Não só de efeitos visuais e porrada “Civil War” é feito. Por trás de todo o sangue e suor há um enredo que segue a linha do filme anterior do Capitão, focando mais numa história que não seja uma simples desculpa para que as coisas explodam. Aqui vão além dessa proposta levemente mais ambiciosa e criam uma trama realmente satisfatória; conduzem o espectador pela mão e o fazem pensar que tudo está manjado, apenas para soltar o balde de água fria e mostrar que a suposta simplicidade era uma isca para algo mais complexo. Aliás, esta é uma das poucas vezes que senti que a história realmente teve consequências notáveis, que algo mudou aquele universo e seus personagens.
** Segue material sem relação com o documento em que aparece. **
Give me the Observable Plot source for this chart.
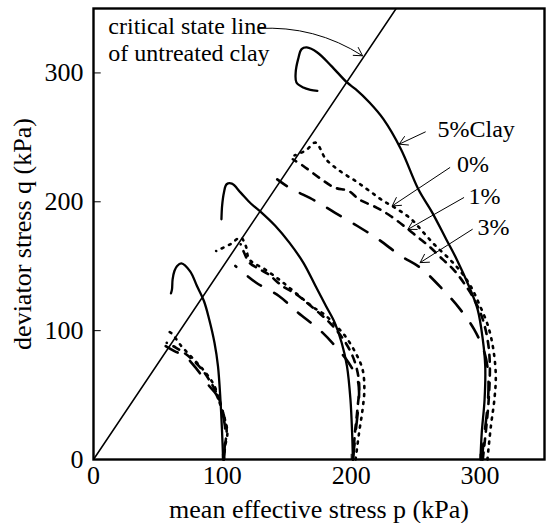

Nada como quando dizem no começo que a destruição de Nova York causou polêmica, pois “The Avengers” nem chega nesse mérito; aqui eu realmente senti que o desenvolvimento da trama muda o jogo de alguma forma.
De negativo só diria que o vilão poderia ter sido um pouco melhor, mesmo que a história não seja centrada num antagonista forte; essa é mais uma história de conflitos entre amigos que heróis se unindo para um propósito. Sua função na trama seria a mesma com uma figura mais impactante, então uma melhoria com certeza seria bem-vinda. No entanto, não é isso que fará alguém enxergar “Captain America: Civil War” de forma negativa; existem acertos demais para encrencar com a guerra civil de 12 pessoas envolvidas.